Dyer began his research by chatting to women who had been married to men who had gone to war. “Most of us with partners say goodbye to them when they go to work, but we know that they’re going to come back. Not so, if you’re a ‘military wife’,” he says.
“It soon became
clear in my conversations that the pressures on the pair of them – the wife and
her man – were immense, extraordinary and not at all like civvy street.”
Dyer knew quickly that he had no wish to write about the experience of being “over there”. “There are lots of documentaries and pieces of semi-fiction that have covered that,” he reasons. “But the stories of the women who watched their man go, spent time thinking, wondering, hoping, coping whilst he was away, then experienced him coming back home, were vivid, inspiring, and largely untold.”
He had a few “basic questions” for the women whose men went to war. “What was it like before he went? What was it like saying goodbye? What was it like once he’d gone? What was it like the moment he came back? What was it like after the first buzz of his return had passed?” he asked.
“I heard stories of love, hate, betrayal, uselessness, kids, mates, denial, madness,” says Dyer. “The stories are varied and never simple.”

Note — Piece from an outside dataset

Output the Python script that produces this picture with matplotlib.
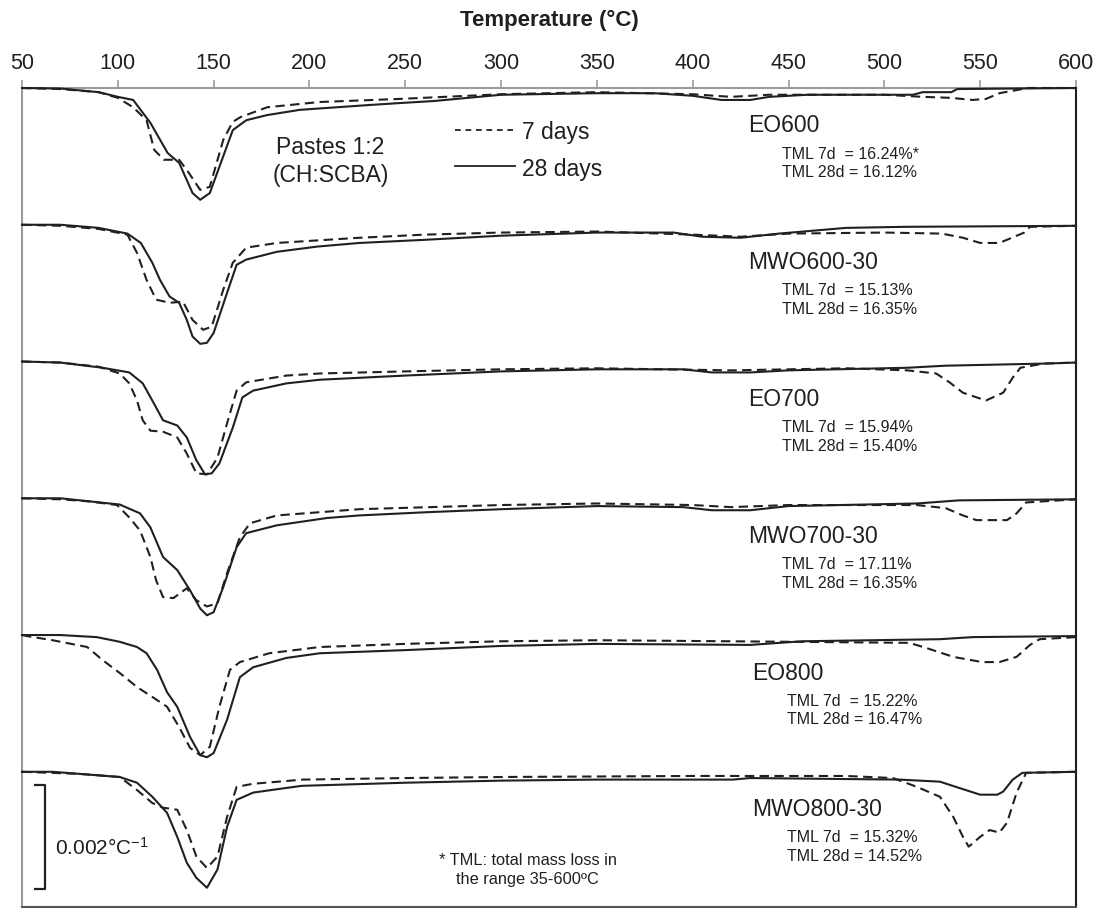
import matplotlib
matplotlib.use("Agg")
import matplotlib.pyplot as plt

plt.rcParams["font.family"] = ["Liberation Sans", "DejaVu Sans"]
plt.rcParams["mathtext.default"] = "regular"

INK = "#231f20"
GREY = "#9b9b9b"

samples = ["EO600", "MWO600-30", "EO700", "MWO700-30", "EO800", "MWO800-30"]
tml_7d = ["16.24%*", "15.13%", "15.94%", "17.11%", "15.22%", "15.32%"]
tml_28d = ["16.12%", "16.35%", "15.40%", "16.35%", "16.47%", "14.52%"]

# DTG curves, temperature in °C and dm/dT in 1e-3 °C^-1 (7 and 28 days of curing)
eo600_t7 = [50, 70, 90, 100, 108, 115, 119, 124, 132, 137, 143, 148, 155, 160, 164, 178, 205, 247,
            300, 350, 400, 420, 440, 500, 520, 535, 546, 553, 560, 569, 575, 600]
eo600_d7 = [0, -0.02, -0.08, -0.19, -0.37, -0.62, -1.19, -1.38, -1.38, -1.63, -1.96, -1.90, -1.00,
            -0.65, -0.56, -0.37, -0.27, -0.21, -0.12, -0.08, -0.12, -0.17, -0.13, -0.13, -0.17,
            -0.19, -0.23, -0.21, -0.10, -0.04, 0, 0]
eo600_t28 = [50, 70, 90, 100, 108, 117, 126, 132, 139, 143, 148, 160, 167, 178, 195, 230, 247, 265,
             300, 350, 380, 400, 415, 430, 440, 460, 515, 520, 535, 538, 600]
eo600_d28 = [0, -0.01, -0.08, -0.17, -0.23, -0.67, -1.25, -1.44, -2.02, -2.15, -2.02, -0.81, -0.62,
             -0.52, -0.42, -0.33, -0.29, -0.25, -0.13, -0.10, -0.10, -0.15, -0.23, -0.23, -0.17,
             -0.13, -0.13, -0.08, -0.08, -0.02, 0]

mwo600_t7 = [50, 70, 90, 105, 110, 115, 120, 127, 134, 139, 144.5, 149, 155, 160, 167, 183, 226, 260,
             300, 350, 400, 425, 450, 500, 530, 541, 550, 560, 573, 576, 600]
mwo600_d7 = [0, -0.02, -0.08, -0.19, -0.54, -1.06, -1.44, -1.50, -1.48, -1.83, -2.02, -1.96, -1.25,
             -0.73, -0.44, -0.35, -0.25, -0.19, -0.15, -0.13, -0.19, -0.23, -0.17, -0.15, -0.17,
             -0.25, -0.35, -0.35, -0.15, -0.04, -0.02]
mwo600_t28 = [50, 70, 90, 105, 112, 118, 122, 127, 132, 136, 139, 143, 146.5, 150, 157, 162, 167, 183,
              204, 226, 260, 300, 350, 390, 405, 425, 445, 480, 510, 600]
mwo600_d28 = [0, 0, -0.06, -0.17, -0.35, -0.73, -1.06, -1.38, -1.50, -1.83, -2.15, -2.29, -2.27,
              -2.08, -1.31, -0.77, -0.67, -0.52, -0.42, -0.35, -0.29, -0.21, -0.15, -0.15, -0.23,
              -0.25, -0.17, -0.06, -0.04, -0.02]

eo700_t7 = [50, 70, 90, 101, 106, 110, 113, 117, 123.6, 131, 136, 141, 146.5, 152, 157, 162, 167, 188,
            205.5, 250, 300, 350, 420, 480, 512, 527, 534, 541, 553, 562, 567, 571, 583, 600]
eo700_d7 = [0, -0.02, -0.10, -0.23, -0.42, -0.75, -1.13, -1.33, -1.35, -1.46, -1.77, -2.15, -2.17,
            -1.85, -1.19, -0.56, -0.40, -0.27, -0.23, -0.19, -0.15, -0.13, -0.17, -0.13, -0.17,
            -0.23, -0.40, -0.60, -0.75, -0.60, -0.31, -0.12, -0.04, -0.02]
eo700_t28 = [50, 70, 92, 106, 113, 118, 123.6, 131, 136, 141, 145.5, 149, 153, 160, 165, 170.6, 188,
             205.5, 250, 300, 350, 395, 410, 430, 450, 512, 532, 583, 600]
eo700_d28 = [0, -0.02, -0.12, -0.21, -0.42, -0.75, -1.13, -1.23, -1.46, -1.90, -2.17, -2.15, -1.96,
             -1.27, -0.69, -0.56, -0.42, -0.35, -0.27, -0.19, -0.15, -0.15, -0.21, -0.21, -0.17,
             -0.12, -0.08, -0.04, -0.02]

mwo700_t7 = [50, 70, 85, 99.6, 106, 111.6, 117, 120, 123.6, 129, 136, 141, 146.5, 152, 157, 163.7, 169,
             183, 226, 300, 350, 400, 420, 450, 517, 532, 541, 548, 564, 569, 574, 600]
mwo700_d7 = [0, -0.02, -0.06, -0.13, -0.37, -0.62, -1.13, -1.58, -1.90, -1.92, -1.73, -1.96, -2.08,
             -2.02, -1.44, -0.75, -0.48, -0.33, -0.21, -0.13, -0.10, -0.13, -0.17, -0.13, -0.13,
             -0.19, -0.33, -0.42, -0.42, -0.29, -0.08, -0.02]
mwo700_t28 = [50, 70, 101, 111.6, 117, 123.6, 131, 137.7, 143, 146.5, 150, 155, 162, 167, 183, 209, 226,
              260, 300, 350, 395, 410, 430, 450, 517, 539, 600]
mwo700_d28 = [0, 0, -0.12, -0.29, -0.56, -1.13, -1.38, -1.77, -2.12, -2.25, -2.19, -1.71, -0.94,
              -0.67, -0.52, -0.38, -0.33, -0.27, -0.21, -0.15, -0.17, -0.23, -0.23, -0.15, -0.10,
              -0.04, -0.02]

eo800_t7 = [50, 52.6, 66, 84, 92, 101, 110, 118, 125.7, 132, 137.7, 143, 148, 153, 158.5, 163.7, 179,
            205.5, 250, 300, 350, 420, 513, 522, 536, 551, 560, 569, 576, 581, 600]
eo800_d7 = [0, -0.02, -0.10, -0.23, -0.48, -0.73, -1.00, -1.19, -1.38, -1.77, -2.17, -2.31, -2.15,
            -1.38, -0.67, -0.52, -0.35, -0.23, -0.17, -0.12, -0.10, -0.12, -0.15, -0.25, -0.42,
            -0.52, -0.52, -0.42, -0.19, -0.08, -0.04]
eo800_t28 = [50, 70, 89, 101, 110, 115, 120.5, 125.7, 131, 137.7, 143, 146.5, 150, 157, 163.7, 170.6,
             188, 205.5, 250, 300, 350, 430, 457, 529, 546, 600]
eo800_d28 = [0, 0, -0.04, -0.13, -0.23, -0.35, -0.67, -1.10, -1.38, -1.96, -2.31, -2.35, -2.27, -1.63,
             -0.81, -0.62, -0.44, -0.35, -0.29, -0.21, -0.17, -0.19, -0.12, -0.08, -0.04, -0.02]

mwo800_t7 = [50, 80, 101, 110, 118, 123.6, 131, 136, 141, 146.5, 152, 157, 162, 170.6, 196.6, 250, 300,
             400, 480, 504.5, 517, 529, 536, 541, 544, 550, 555, 560, 564, 569, 574, 600]
mwo800_d7 = [0, -0.04, -0.10, -0.35, -0.60, -0.69, -0.73, -1.12, -1.63, -1.85, -1.63, -0.87, -0.29,
             -0.23, -0.15, -0.12, -0.10, -0.08, -0.08, -0.12, -0.29, -0.48, -0.87, -1.25, -1.44,
             -1.25, -1.12, -1.17, -0.98, -0.40, -0.02, 0]
mwo800_t28 = [50, 66, 101, 110, 118, 125.7, 131, 136, 141, 146.5, 152, 157, 162, 170.6, 188, 196, 250,
              300, 350, 421, 430, 508, 529, 539, 550, 559, 562, 567, 572, 600]
mwo800_d28 = [0, 0, -0.10, -0.21, -0.48, -0.79, -1.25, -1.75, -2.04, -2.23, -1.88, -1.06, -0.54,
              -0.40, -0.31, -0.27, -0.21, -0.17, -0.15, -0.15, -0.12, -0.15, -0.19, -0.31, -0.44,
              -0.44, -0.38, -0.15, -0.02, 0]

curves = [
    (eo600_t7, eo600_d7, eo600_t28, eo600_d28),
    (mwo600_t7, mwo600_d7, mwo600_t28, mwo600_d28),
    (eo700_t7, eo700_d7, eo700_t28, eo700_d28),
    (mwo700_t7, mwo700_d7, mwo700_t28, mwo700_d28),
    (eo800_t7, eo800_d7, eo800_t28, eo800_d28),
    (mwo800_t7, mwo800_d7, mwo800_t28, mwo800_d28),
]

SHIFT = 2.63          # vertical spacing between stacked curves (1e-3 °C^-1)
DASH = (4.5, 2.6)

fig = plt.figure(figsize=(11.03, 9.08), dpi=100)
ax = fig.add_axes([22 / 1103, 1 / 908, 1054 / 1103, 819 / 908])

for i, (t7, d7, t28, d28) in enumerate(curves):
    off = -i * SHIFT
    ax.plot(t7, [v + off for v in d7], color=INK, lw=1.5, dashes=DASH, zorder=3, clip_on=False)
    ax.plot(t28, [v + off for v in d28], color=INK, lw=1.5, zorder=3, clip_on=False)

    tx = 428.8 if i < 4 else 431
    ax.text(tx, off - 0.73, samples[i], fontsize=16.5, color=INK, ha="left", va="center")
    mx = 446.6 if i < 4 else 449
    ax.text(mx, off - 1.27, f"TML 7d  = {tml_7d[i]}", fontsize=11.5, color=INK, ha="left", va="center")
    ax.text(mx, off - 1.63, f"TML 28d = {tml_28d[i]}", fontsize=11.5, color=INK, ha="left", va="center")

# legend and sample description
ax.plot([276, 306], [-0.81, -0.81], color=INK, lw=1.3, dashes=(3.2, 2.6))
ax.plot([276, 307], [-1.50, -1.50], color=INK, lw=1.3)
ax.text(311, -0.86, "7 days", fontsize=16.5, color=INK, ha="left", va="center")
ax.text(311, -1.57, "28 days", fontsize=16.5, color=INK, ha="left", va="center")
ax.text(211, -1.15, "Pastes 1:2", fontsize=16.5, color=INK, ha="center", va="center")
ax.text(211, -1.68, "(CH:SCBA)", fontsize=16.5, color=INK, ha="center", va="center")

# scale bar for the DTG axis
ax.plot([56.8, 62, 62, 56.8], [-13.40, -13.40, -15.40, -15.40], color=INK, lw=1.6)
ax.text(67.2, -14.62, r"0.002°C$^{-1}$", fontsize=15, color=INK, ha="left", va="center")
ax.text(314, -14.85, "* TML: total mass loss in", fontsize=11.8, color=INK, ha="center", va="center")
ax.text(314, -15.23, "the range 35-600ºC", fontsize=11.8, color=INK, ha="center", va="center")

ax.set_xlim(50, 600)
ax.set_ylim(-15.75, 0)
ax.set_xticks(range(50, 601, 50))
ax.xaxis.tick_top()
ax.tick_params(axis="x", direction="out", length=6, width=1.2, color=GREY,
               labelsize=15.5, labelcolor=INK, pad=4)
ax.set_yticks([])
for side, col in [("top", GREY), ("left", GREY), ("right", INK), ("bottom", "#555555")]:
    ax.spines[side].set_color(col)
    ax.spines[side].set_linewidth(1.5)

fig.text(549 / 1103, 1 - 20 / 908, "Temperature (°C)", fontsize=16, fontweight="bold",
         color=INK, ha="center", va="center")

fig.savefig("out.png", dpi=100, facecolor="white")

The Man Who Left Is Not the Man Who Came Home is the product of more than 100 one-to-one interviews with soldiers and their wives, where secrets, regrets and experiences have been shared for the first time.
The resulting play tells
the story of Ashley, a young British soldier, and his wife Chloe just before,
during and after he is posted to serve in Afghanistan.
“Chloé’s future
hopes come with imminent challenges,” says Dyer. “Being married to the military
means facing deployment. Behind closed doors, there is tenderness and humour
too, but as the day of Ashley’s departure comes ever closer, anxiety and
confrontations multiply.
Dyer’s story of
resilience, hope and change – and knowing that the man you love, who is going
to war, might not come back – will be performed by Stephanie Greer and Sam C
Wilson with military wife Sam Trussler. An open conversation on the themes of
the play and the country we live in will follow the 7.30pm performance.
Dyer’s play, both
innovative and emotional, carries this warning: “Though we hope that the
experience of the play will be moving, relatable or cathartic, and there’s no
intention to shock, there’s a chance that, for some audience members, it could
incite emotions and memories that are upsetting or strong feelings about war.”

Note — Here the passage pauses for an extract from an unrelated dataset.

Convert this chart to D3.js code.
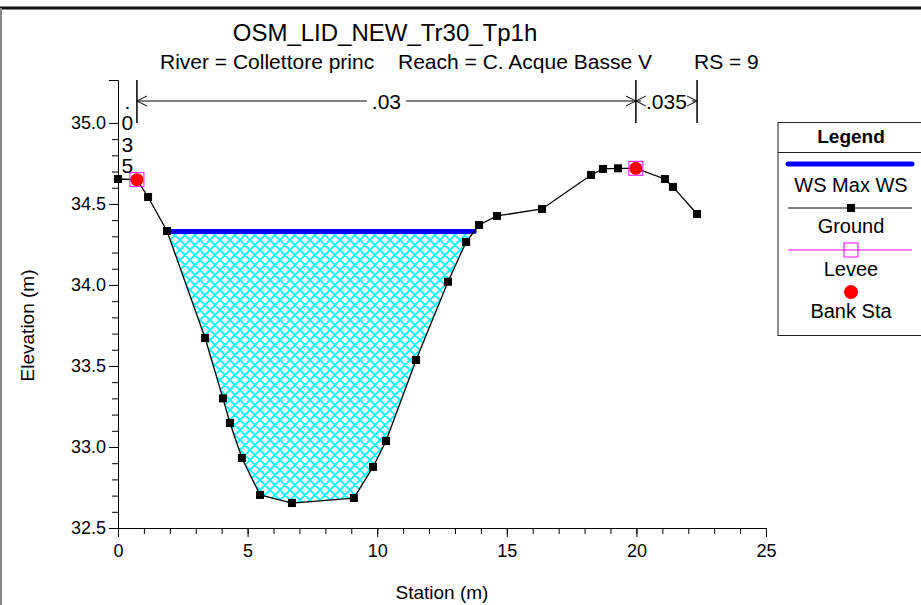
<!DOCTYPE html>
<meta charset="utf-8">
<head>
<title>OSM_LID_NEW_Tr30_Tp1h</title>
<script src="https://d3js.org/d3.v7.min.js"></script>
<style>
  body { margin: 0; background: #ffffff; }
  svg text { font-family: "Liberation Sans", Arial, sans-serif; fill: #000; }
</style>
</head>
<body>
<div id="chart"></div>
<script>

// ground profile (station m, elevation m)
var stations   = [0, 0.73, 1.16, 1.89, 3.36, 4.05, 4.32, 4.78, 5.48, 6.71, 9.10, 9.84, 10.34,
                  11.50, 12.73, 13.43, 13.93, 14.62, 16.36, 18.25, 18.71, 19.29, 19.98, 21.10, 21.41, 22.34];
var elevations = [34.654, 34.65, 34.543, 34.333, 33.673, 33.30, 33.148, 32.932, 32.704, 32.654, 32.685, 32.877, 33.037,
                  33.537, 34.02, 34.265, 34.37, 34.426, 34.469, 34.679, 34.716, 34.72, 34.72, 34.654, 34.605, 34.438];

var bankStations   = [0.73, 19.98];
var bankElevations = [34.65, 34.72];
var leveeStations   = [0.73, 19.98];
var leveeElevations = [34.65, 34.72];

var wsElevation = 34.33;

// Manning's n regions
var nBreaks = [0, 0.73, 19.98, 22.34];
var nValues = [".035", ".03", ".035"];

var xTicks = [0, 5, 10, 15, 20, 25];
var yTicks = [32.5, 33.0, 33.5, 34.0, 34.5, 35.0];

var titleText = "OSM_LID_NEW_Tr30_Tp1h";
var subtitleParts = ["River = Collettore princ", "Reach = C. Acque Basse V", "RS = 9"];
var legendLabels = ["WS Max WS", "Ground", "Levee", "Bank Sta"];

var W = 921, H = 605;
var svg = d3.select("#chart").append("svg")
    .attr("width", W)
    .attr("height", H);

// frame
svg.append("line").attr("x1", 0).attr("x2", W).attr("y1", 8).attr("y2", 8)
    .attr("stroke", "#111").attr("stroke-width", 3);
svg.append("line").attr("x1", 1).attr("x2", 1).attr("y1", 8).attr("y2", H)
    .attr("stroke", "#888").attr("stroke-width", 2);

var x = d3.scaleLinear().domain([0, 25]).range([118, 766]);
var y = d3.scaleLinear().domain([32.5, 35.265]).range([528, 80]);

// hatch pattern for the water
var hp = 10;
var defs = svg.append("defs");
var pat = defs.append("pattern")
    .attr("id", "hatch")
    .attr("patternUnits", "userSpaceOnUse")
    .attr("width", hp).attr("height", hp);
pat.append("path")
    .attr("d", "M0,0L" + hp + "," + hp + "M" + hp + ",0L0," + hp +
               "M-1," + (hp - 1) + "L1," + (hp + 1) + "M" + (hp - 1) + ",-1L" + (hp + 1) + ",1" +
               "M-1,1L1,-1M" + (hp - 1) + "," + (hp + 1) + "L" + (hp + 1) + "," + (hp - 1))
    .attr("stroke", "#00ffff")
    .attr("stroke-width", 1.8)
    .attr("fill", "none");

defs.append("clipPath").attr("id", "belowWS")
    .append("rect")
    .attr("x", x(0)).attr("y", y(wsElevation) + 2)
    .attr("width", x(25) - x(0)).attr("height", y(32.5) - y(wsElevation));

var ground = stations.map(function(s, i) { return {s: s, e: elevations[i]}; });

svg.append("path")
    .datum(ground)
    .attr("clip-path", "url(#belowWS)")
    .attr("fill", "url(#hatch)")
    .attr("d", d3.area()
        .x(function(d) { return x(d.s); })
        .y0(function(d) { return y(d.e); })
        .y1(function() { return y(wsElevation); }));

// water surface line (ends where the ground crosses it)
function crossing(i0, i1) {
    var a = ground[i0], b = ground[i1];
    return a.s + (wsElevation - a.e) / (b.e - a.e) * (b.s - a.s);
}
var wsLeft = crossing(2, 3), wsRight = crossing(15, 16);
svg.append("line")
    .attr("x1", x(wsLeft)).attr("x2", x(wsRight))
    .attr("y1", y(wsElevation)).attr("y2", y(wsElevation))
    .attr("stroke", "#0000ff")
    .attr("stroke-width", 5)
    .attr("stroke-linecap", "round");

// axes
var fontAxis = "18px";
svg.append("g")
    .attr("transform", "translate(" + x(0) + ",0)")
    .call(d3.axisLeft(y).tickValues(yTicks).tickSize(9).tickPadding(3).tickFormat(d3.format(".1f")));
svg.append("g")
    .attr("transform", "translate(" + x(0) + ",0)")
    .call(d3.axisLeft(y).tickValues(d3.range(32.6, 35.0, 0.1)).tickSize(6).tickFormat(""))
    .select(".domain").remove();
svg.append("g")
    .attr("transform", "translate(0," + y(32.5) + ")")
    .call(d3.axisBottom(x).tickValues(xTicks).tickSize(9).tickPadding(7));
svg.append("g")
    .attr("transform", "translate(0," + y(32.5) + ")")
    .call(d3.axisBottom(x).tickValues(d3.range(1, 25, 1)).tickSize(6).tickFormat(""))
    .select(".domain").remove();
svg.selectAll(".tick text")
    .style("font-size", fontAxis)
    .style("font-family", "'Liberation Sans', Arial, sans-serif");
svg.selectAll(".domain, .tick line").attr("stroke", "#000");

// ground line and points
svg.append("path")
    .datum(ground)
    .attr("fill", "none")
    .attr("stroke", "#000")
    .attr("stroke-width", 1.3)
    .attr("d", d3.line().x(function(d) { return x(d.s); }).y(function(d) { return y(d.e); }));
svg.selectAll(".gpt")
    .data(ground)
    .enter().append("rect")
    .attr("class", "gpt")
    .attr("x", function(d) { return x(d.s) - 4; })
    .attr("y", function(d) { return y(d.e) - 4; })
    .attr("width", 8).attr("height", 8)
    .attr("fill", "#000");

// levee and bank stations
svg.selectAll(".bank")
    .data(bankStations)
    .enter().append("circle")
    .attr("cx", function(d) { return x(d); })
    .attr("cy", function(d, i) { return y(bankElevations[i]); })
    .attr("r", 6.5)
    .attr("fill", "#ff0000");
svg.selectAll(".levee")
    .data(leveeStations)
    .enter().append("rect")
    .attr("x", function(d) { return x(d) - 7; })
    .attr("y", function(d, i) { return y(leveeElevations[i]) - 7; })
    .attr("width", 14).attr("height", 14)
    .attr("fill", "none")
    .attr("stroke", "#ff00ff")
    .attr("stroke-width", 1);

// Manning's n annotation
var nTop = y.range()[1], nBottom = y(35), nY = 101;
var nFont = 21;
function chevron(xTip, dir) {
    svg.append("path")
        .attr("d", "M" + (xTip - dir * 10) + "," + (nY - 5) + "L" + xTip + "," + nY + "L" + (xTip - dir * 10) + "," + (nY + 5))
        .attr("fill", "none").attr("stroke", "#000").attr("stroke-width", 1);
}
nBreaks.slice(1).forEach(function(b) {
    svg.append("line")
        .attr("x1", x(b)).attr("x2", x(b))
        .attr("y1", nTop).attr("y2", nBottom)
        .attr("stroke", "#000").attr("stroke-width", 1.5);
});
nValues.forEach(function(v, i) {
    var x1 = x(nBreaks[i]), x2 = x(nBreaks[i + 1]), cx = (x1 + x2) / 2;
    if (x2 - x1 < 40) {
        // too narrow: stack the characters
        svg.append("text")
            .attr("x", cx).attr("y", nY + 7.5)
            .attr("text-anchor", "middle")
            .style("font-size", nFont + "px")
            .selectAll("tspan")
            .data(v.split(""))
            .enter().append("tspan")
            .attr("x", cx)
            .attr("dy", function(d, j) { return j === 0 ? 0 : 21.5; })
            .text(function(d) { return d; });
        return;
    }
    var t = svg.append("text")
        .attr("x", cx).attr("y", nY + 7.5)
        .attr("text-anchor", "middle")
        .style("font-size", nFont + "px")
        .text(v);
    var tw = t.node().getComputedTextLength();
    var gl = cx - tw / 2 - 5, gr = cx + tw / 2 + 5;
    if (gl > x1) svg.append("line").attr("x1", x1).attr("x2", gl).attr("y1", nY).attr("y2", nY).attr("stroke", "#000");
    if (gr < x2) svg.append("line").attr("x1", gr).attr("x2", x2).attr("y1", nY).attr("y2", nY).attr("stroke", "#000");
    chevron(x1, -1);
    chevron(x2, 1);
});

// titles
svg.append("text")
    .attr("x", 385).attr("y", 41)
    .attr("text-anchor", "middle")
    .style("font-size", "24px")
    .text(titleText);
var subX = [160, 398, 694];
subtitleParts.forEach(function(p, i) {
    svg.append("text")
        .attr("x", subX[i]).attr("y", 69)
        .style("font-size", "21px")
        .text(p);
});

svg.append("text")
    .attr("x", (x(0) + x(25)) / 2).attr("y", 599)
    .attr("text-anchor", "middle")
    .style("font-size", "19px")
    .text("Station (m)");
svg.append("text")
    .attr("transform", "translate(34," + ((y(32.5) + y(35)) / 2) + ") rotate(-90)")
    .attr("text-anchor", "middle")
    .style("font-size", "19px")
    .text("Elevation (m)");

// legend
var lg = svg.append("g");
var lx = 778, lcx = 851;
lg.append("rect")
    .attr("x", lx).attr("y", 122.5)
    .attr("width", 160).attr("height", 213)
    .attr("fill", "#fff").attr("stroke", "#222").attr("stroke-width", 1);
lg.append("line").attr("x1", lx).attr("x2", W).attr("y1", 152.5).attr("y2", 152.5)
    .attr("stroke", "#222");
lg.append("text")
    .attr("x", lcx).attr("y", 143)
    .attr("text-anchor", "middle")
    .style("font-size", "19px").style("font-weight", "bold")
    .text("Legend");
var symY = [164, 208, 250, 292];
var labY = [192, 233, 276, 318];
lg.append("line").attr("x1", 788).attr("x2", 912).attr("y1", symY[0]).attr("y2", symY[0])
    .attr("stroke", "#0000ff").attr("stroke-width", 5).attr("stroke-linecap", "round");
lg.append("line").attr("x1", 788).attr("x2", 912).attr("y1", symY[1]).attr("y2", symY[1])
    .attr("stroke", "#000").attr("stroke-width", 1);
lg.append("rect").attr("x", lcx - 4).attr("y", symY[1] - 4).attr("width", 8).attr("height", 8).attr("fill", "#000");
lg.append("line").attr("x1", 788).attr("x2", 912).attr("y1", symY[2]).attr("y2", symY[2])
    .attr("stroke", "#ff00ff").attr("stroke-width", 1);
lg.append("rect").attr("x", lcx - 7).attr("y", symY[2] - 7).attr("width", 14).attr("height", 14)
    .attr("fill", "none").attr("stroke", "#ff00ff");
lg.append("circle").attr("cx", lcx).attr("cy", symY[3]).attr("r", 7).attr("fill", "#ff0000");
legendLabels.forEach(function(l, i) {
    lg.append("text")
        .attr("x", lcx).attr("y", labY[i])
        .attr("text-anchor", "middle")
        .style("font-size", "20px")
        .text(l);
});

</script>
</body>
</html>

Tickets are on sale on 01439 771700 or at helmsleyartscentre.co.uk. Age guidance: 14+ only.
GOODBYE Polstead, say hello to The Ballad Of Maria Marten, the new name for Beth Flintoff’s captivating drama that first toured in 2018.
Directed by Hal Chambers in tandem with Ivan Cutting, an all-female cast will embark on a spring tour from Tuesday at Scarborough’s Stephen Joseph Theatre, led by Elizabeth Crarer, who returns to the title role for Flintoff’s re-telling of a real-life Suffolk murder mystery in Summer 1827.
In a red barn, Maria Marten awaits her lover. A year later, her body is found under the floor of the barn in a grain sack, barely identifiable, and the manhunt begins.
Maria’s story sent shock waves throughout the country. The Red Barn Murder, as it became known, was national news, inspiring writers and filmmakers down the ages.
Here was the sort of gruesome tale that had all the hallmarks of a classic crime drama: a missing body, a country location, a disreputable squire and a village stuck in its age-old traditions.
However, amid all the hysteria, Maria’s own story has become lost – until this play. Chambers and Flintoff’s spine-tingling rediscovery of her tale brings it back to vivid, urgent life.
Flintoff, a freelance playwright and theatre director from Hampshire, was asked by co-director Cutting to write the play.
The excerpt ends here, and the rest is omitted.